When Soren Burkhart landed the job of CIO at Aloha Air Group a year ago, his marching orders were to quickly break through the constraints of the company's legacy mainframe system. The problem was serious. "Integration points to external vendors were very limited and very brittle. To extend the system to incorporate customer requirements was close to impossible," he says.
Burkhart began migrating applications off the mainframe onto Oracle databases and application servers. He used a Web service to "provide integration points to the old sources of data and feed our new Oracle architecture," Burkhart says. The project "took an order of magnitude less time" than it would have without using Web services.
Burkhart is one of a growing number of IT executives who got their feet wet with a Web services rollout, which involved application integration, and now are moving to more advanced projects that connect to business partners and streamline core business processes.
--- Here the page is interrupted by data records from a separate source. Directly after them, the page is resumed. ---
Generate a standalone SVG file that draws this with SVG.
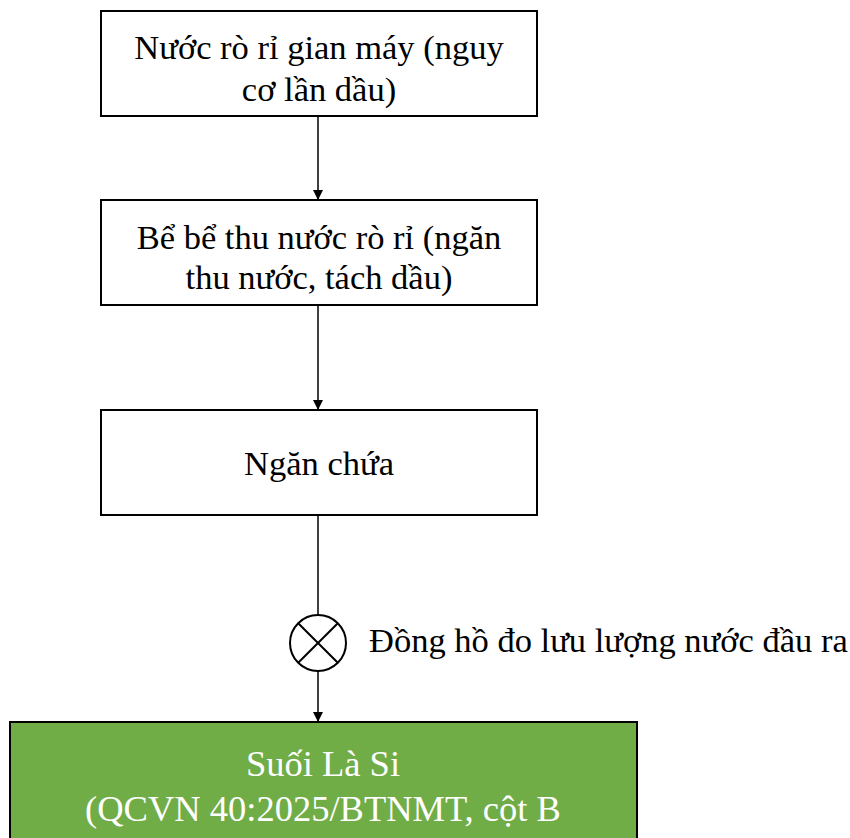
<svg xmlns="http://www.w3.org/2000/svg" width="850" height="838" viewBox="0 0 850 838">
<style>
.box{fill:#fff;stroke:#000;stroke-width:2}
.t{font-family:"Liberation Serif","Times New Roman",serif;font-size:34.5px;fill:#000;text-anchor:middle}
.w{fill:#fff;font-size:36.5px}
.c{stroke:#000;stroke-width:1.5;fill:none}
</style>
<defs>
<marker id="ah" viewBox="0 0 10 10" refX="10" refY="5" markerWidth="10" markerHeight="10" markerUnits="userSpaceOnUse" orient="auto">
<path d="M0,0 L10,5 L0,10 z" fill="#000"/>
</marker>
</defs>
<rect width="850" height="838" fill="#fff"/>
<g id="connectors">
<line class="c" x1="318" y1="116" x2="318" y2="200" marker-end="url(#ah)"/>
<line class="c" x1="318" y1="305" x2="318" y2="410" marker-end="url(#ah)"/>
<line class="c" x1="318" y1="515" x2="318" y2="615"/>
<line class="c" x1="318" y1="671" x2="318" y2="722" marker-end="url(#ah)"/>
</g>
<g id="n1">
<rect class="box" x="101" y="11" width="436" height="105"/>
<text class="t" x="319" y="59">Nước rò rỉ gian máy (nguy</text>
<text class="t" x="319" y="101">cơ lần dầu)</text>
</g>
<g id="n2">
<rect class="box" x="101" y="200" width="436" height="105"/>
<text class="t" x="319" y="249">Bể bể thu nước rò rỉ (ngăn</text>
<text class="t" x="319" y="289">thu nước, tách dầu)</text>
</g>
<g id="n3">
<rect class="box" x="101" y="410" width="436" height="105"/>
<text class="t" x="319" y="475">Ngăn chứa</text>
</g>
<g id="meter">
<circle cx="318" cy="643" r="28" fill="#fff" stroke="#000" stroke-width="2"/>
<line x1="298.2" y1="623.2" x2="337.8" y2="662.8" stroke="#000" stroke-width="2"/>
<line x1="337.8" y1="623.2" x2="298.2" y2="662.8" stroke="#000" stroke-width="2"/>
<text class="t" x="369" y="652" style="text-anchor:start;font-size:34.5px">Đồng hồ đo lưu lượng nước đầu ra</text>
</g>
<g id="n4">
<rect x="10" y="722" width="627" height="130" fill="#70AD47" stroke="#000" stroke-width="2"/>
<text class="t w" x="323" y="776">Suối Là Si</text>
<text class="t w" x="323" y="821">(QCVN 40:2025/BTNMT, cột B</text>
</g>
</svg>
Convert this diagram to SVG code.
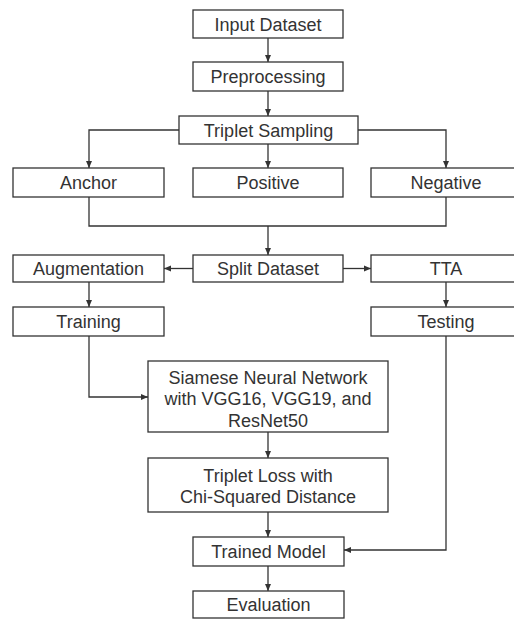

That's the key finding in an Ashton, Metzler & Associates survey of more than 400 global professionals. Sixty-four percent of 419 respondents said their company has deployed a Web service, while 36 percent said they had not.
The survey also found that once companies have established their basic Web services foundation, they are finding it relatively easy to deploy additional services. In the process, they are building toward a service-oriented architecture (SOA), in which overall application development and application integration is accelerated by the reuse of software components.
According to the survey, of those companies that have deployed a Web service, 56 percent used the Web service as an application-to-application interface within the company.